**Written exercise:**
Copy everything in the listing below word for word, apart from any images.

**Provided data:**
>> START
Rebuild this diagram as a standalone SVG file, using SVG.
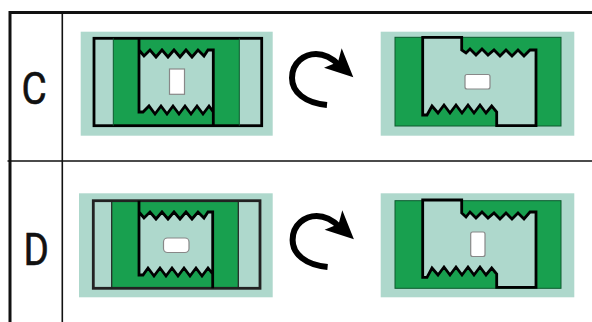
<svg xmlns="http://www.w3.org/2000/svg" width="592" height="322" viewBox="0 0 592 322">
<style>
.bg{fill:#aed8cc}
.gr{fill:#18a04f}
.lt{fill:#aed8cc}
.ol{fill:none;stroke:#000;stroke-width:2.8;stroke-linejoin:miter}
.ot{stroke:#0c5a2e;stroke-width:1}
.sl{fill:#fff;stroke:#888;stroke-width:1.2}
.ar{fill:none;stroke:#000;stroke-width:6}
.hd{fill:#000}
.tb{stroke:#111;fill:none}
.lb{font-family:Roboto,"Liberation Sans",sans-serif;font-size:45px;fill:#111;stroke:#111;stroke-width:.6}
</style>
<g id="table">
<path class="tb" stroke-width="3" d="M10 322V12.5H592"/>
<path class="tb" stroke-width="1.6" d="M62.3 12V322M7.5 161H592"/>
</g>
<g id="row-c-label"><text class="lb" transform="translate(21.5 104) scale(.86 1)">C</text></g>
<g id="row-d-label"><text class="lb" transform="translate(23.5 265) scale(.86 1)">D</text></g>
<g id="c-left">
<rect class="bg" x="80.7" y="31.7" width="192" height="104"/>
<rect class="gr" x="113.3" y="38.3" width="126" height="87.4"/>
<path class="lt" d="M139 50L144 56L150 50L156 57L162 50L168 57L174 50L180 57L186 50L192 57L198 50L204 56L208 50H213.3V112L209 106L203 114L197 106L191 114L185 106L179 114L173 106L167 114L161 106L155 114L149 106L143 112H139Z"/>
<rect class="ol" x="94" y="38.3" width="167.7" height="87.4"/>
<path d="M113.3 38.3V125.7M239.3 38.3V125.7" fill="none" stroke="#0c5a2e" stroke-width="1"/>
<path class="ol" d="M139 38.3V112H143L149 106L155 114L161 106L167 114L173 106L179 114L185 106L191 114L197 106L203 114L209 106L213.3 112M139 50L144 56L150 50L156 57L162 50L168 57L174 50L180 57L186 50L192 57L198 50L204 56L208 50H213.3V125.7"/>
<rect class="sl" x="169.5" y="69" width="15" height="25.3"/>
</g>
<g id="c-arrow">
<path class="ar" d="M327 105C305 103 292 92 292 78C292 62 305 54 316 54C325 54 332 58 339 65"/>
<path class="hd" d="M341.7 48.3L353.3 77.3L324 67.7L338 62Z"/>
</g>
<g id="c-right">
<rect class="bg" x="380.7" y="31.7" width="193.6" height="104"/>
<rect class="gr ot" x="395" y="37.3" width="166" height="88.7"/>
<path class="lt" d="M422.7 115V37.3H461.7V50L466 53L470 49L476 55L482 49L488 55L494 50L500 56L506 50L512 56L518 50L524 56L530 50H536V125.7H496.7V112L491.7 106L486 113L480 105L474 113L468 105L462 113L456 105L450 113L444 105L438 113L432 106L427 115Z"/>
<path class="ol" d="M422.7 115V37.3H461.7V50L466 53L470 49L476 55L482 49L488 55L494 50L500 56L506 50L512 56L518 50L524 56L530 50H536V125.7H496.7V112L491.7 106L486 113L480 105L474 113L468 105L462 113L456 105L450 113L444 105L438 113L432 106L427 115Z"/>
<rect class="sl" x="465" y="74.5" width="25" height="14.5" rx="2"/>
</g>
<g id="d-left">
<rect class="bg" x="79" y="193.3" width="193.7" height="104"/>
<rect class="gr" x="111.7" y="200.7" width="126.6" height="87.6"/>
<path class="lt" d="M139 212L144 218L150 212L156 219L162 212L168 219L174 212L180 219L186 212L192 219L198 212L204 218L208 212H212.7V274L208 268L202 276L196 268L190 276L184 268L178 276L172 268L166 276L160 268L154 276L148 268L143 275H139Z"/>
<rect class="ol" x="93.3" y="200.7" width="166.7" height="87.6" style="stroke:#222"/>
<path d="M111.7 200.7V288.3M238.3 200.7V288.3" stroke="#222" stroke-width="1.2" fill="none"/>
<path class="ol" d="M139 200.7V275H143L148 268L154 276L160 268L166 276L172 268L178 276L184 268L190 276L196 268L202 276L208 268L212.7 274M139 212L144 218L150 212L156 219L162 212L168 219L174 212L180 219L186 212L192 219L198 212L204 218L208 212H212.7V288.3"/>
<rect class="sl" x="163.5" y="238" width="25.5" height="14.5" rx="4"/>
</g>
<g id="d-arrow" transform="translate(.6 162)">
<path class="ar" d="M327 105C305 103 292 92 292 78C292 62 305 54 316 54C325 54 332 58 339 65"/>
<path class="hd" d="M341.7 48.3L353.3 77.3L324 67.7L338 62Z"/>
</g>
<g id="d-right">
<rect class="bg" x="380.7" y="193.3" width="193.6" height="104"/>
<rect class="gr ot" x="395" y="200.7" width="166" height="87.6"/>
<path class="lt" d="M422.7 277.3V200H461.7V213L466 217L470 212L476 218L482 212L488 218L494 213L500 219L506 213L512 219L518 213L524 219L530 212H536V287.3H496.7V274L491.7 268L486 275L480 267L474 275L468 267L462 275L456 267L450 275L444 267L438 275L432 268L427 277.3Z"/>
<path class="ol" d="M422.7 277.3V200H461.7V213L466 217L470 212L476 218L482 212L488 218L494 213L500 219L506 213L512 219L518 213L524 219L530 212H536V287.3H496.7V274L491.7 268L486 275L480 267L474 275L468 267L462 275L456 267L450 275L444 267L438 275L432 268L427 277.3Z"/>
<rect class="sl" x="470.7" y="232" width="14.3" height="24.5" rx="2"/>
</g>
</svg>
>> END
**Finished task:**
Rebuild this diagram as a standalone SVG file, using SVG.
<svg xmlns="http://www.w3.org/2000/svg" width="592" height="322" viewBox="0 0 592 322">
<style>
.bg{fill:#aed8cc}
.gr{fill:#18a04f}
.lt{fill:#aed8cc}
.ol{fill:none;stroke:#000;stroke-width:2.8;stroke-linejoin:miter}
.ot{stroke:#0c5a2e;stroke-width:1}
.sl{fill:#fff;stroke:#888;stroke-width:1.2}
.ar{fill:none;stroke:#000;stroke-width:6}
.hd{fill:#000}
.tb{stroke:#111;fill:none}
.lb{font-family:Roboto,"Liberation Sans",sans-serif;font-size:45px;fill:#111;stroke:#111;stroke-width:.6}
</style>
<g id="table">
<path class="tb" stroke-width="3" d="M10 322V12.5H592"/>
<path class="tb" stroke-width="1.6" d="M62.3 12V322M7.5 161H592"/>
</g>
<g id="row-c-label"><text class="lb" transform="translate(21.5 104) scale(.86 1)">C</text></g>
<g id="row-d-label"><text class="lb" transform="translate(23.5 265) scale(.86 1)">D</text></g>
<g id="c-left">
<rect class="bg" x="80.7" y="31.7" width="192" height="104"/>
<rect class="gr" x="113.3" y="38.3" width="126" height="87.4"/>
<path class="lt" d="M139 50L144 56L150 50L156 57L162 50L168 57L174 50L180 57L186 50L192 57L198 50L204 56L208 50H213.3V112L209 106L203 114L197 106L191 114L185 106L179 114L173 106L167 114L161 106L155 114L149 106L143 112H139Z"/>
<rect class="ol" x="94" y="38.3" width="167.7" height="87.4"/>
<path d="M113.3 38.3V125.7M239.3 38.3V125.7" fill="none" stroke="#0c5a2e" stroke-width="1"/>
<path class="ol" d="M139 38.3V112H143L149 106L155 114L161 106L167 114L173 106L179 114L185 106L191 114L197 106L203 114L209 106L213.3 112M139 50L144 56L150 50L156 57L162 50L168 57L174 50L180 57L186 50L192 57L198 50L204 56L208 50H213.3V125.7"/>
<rect class="sl" x="169.5" y="69" width="15" height="25.3"/>
</g>
<g id="c-arrow">
<path class="ar" d="M327 105C305 103 292 92 292 78C292 62 305 54 316 54C325 54 332 58 339 65"/>
<path class="hd" d="M341.7 48.3L353.3 77.3L324 67.7L338 62Z"/>
</g>
<g id="c-right">
<rect class="bg" x="380.7" y="31.7" width="193.6" height="104"/>
<rect class="gr ot" x="395" y="37.3" width="166" height="88.7"/>
<path class="lt" d="M422.7 115V37.3H461.7V50L466 53L470 49L476 55L482 49L488 55L494 50L500 56L506 50L512 56L518 50L524 56L530 50H536V125.7H496.7V112L491.7 106L486 113L480 105L474 113L468 105L462 113L456 105L450 113L444 105L438 113L432 106L427 115Z"/>
<path class="ol" d="M422.7 115V37.3H461.7V50L466 53L470 49L476 55L482 49L488 55L494 50L500 56L506 50L512 56L518 50L524 56L530 50H536V125.7H496.7V112L491.7 106L486 113L480 105L474 113L468 105L462 113L456 105L450 113L444 105L438 113L432 106L427 115Z"/>
<rect class="sl" x="465" y="74.5" width="25" height="14.5" rx="2"/>
</g>
<g id="d-left">
<rect class="bg" x="79" y="193.3" width="193.7" height="104"/>
<rect class="gr" x="111.7" y="200.7" width="126.6" height="87.6"/>
<path class="lt" d="M139 212L144 218L150 212L156 219L162 212L168 219L174 212L180 219L186 212L192 219L198 212L204 218L208 212H212.7V274L208 268L202 276L196 268L190 276L184 268L178 276L172 268L166 276L160 268L154 276L148 268L143 275H139Z"/>
<rect class="ol" x="93.3" y="200.7" width="166.7" height="87.6" style="stroke:#222"/>
<path d="M111.7 200.7V288.3M238.3 200.7V288.3" stroke="#222" stroke-width="1.2" fill="none"/>
<path class="ol" d="M139 200.7V275H143L148 268L154 276L160 268L166 276L172 268L178 276L184 268L190 276L196 268L202 276L208 268L212.7 274M139 212L144 218L150 212L156 219L162 212L168 219L174 212L180 219L186 212L192 219L198 212L204 218L208 212H212.7V288.3"/>
<rect class="sl" x="163.5" y="238" width="25.5" height="14.5" rx="4"/>
</g>
<g id="d-arrow" transform="translate(.6 162)">
<path class="ar" d="M327 105C305 103 292 92 292 78C292 62 305 54 316 54C325 54 332 58 339 65"/>
<path class="hd" d="M341.7 48.3L353.3 77.3L324 67.7L338 62Z"/>
</g>
<g id="d-right">
<rect class="bg" x="380.7" y="193.3" width="193.6" height="104"/>
<rect class="gr ot" x="395" y="200.7" width="166" height="87.6"/>
<path class="lt" d="M422.7 277.3V200H461.7V213L466 217L470 212L476 218L482 212L488 218L494 213L500 219L506 213L512 219L518 213L524 219L530 212H536V287.3H496.7V274L491.7 268L486 275L480 267L474 275L468 267L462 275L456 267L450 275L444 267L438 275L432 268L427 277.3Z"/>
<path class="ol" d="M422.7 277.3V200H461.7V213L466 217L470 212L476 218L482 212L488 218L494 213L500 219L506 213L512 219L518 213L524 219L530 212H536V287.3H496.7V274L491.7 268L486 275L480 267L474 275L468 267L462 275L456 267L450 275L444 267L438 275L432 268L427 277.3Z"/>
<rect class="sl" x="470.7" y="232" width="14.3" height="24.5" rx="2"/>
</g>
</svg>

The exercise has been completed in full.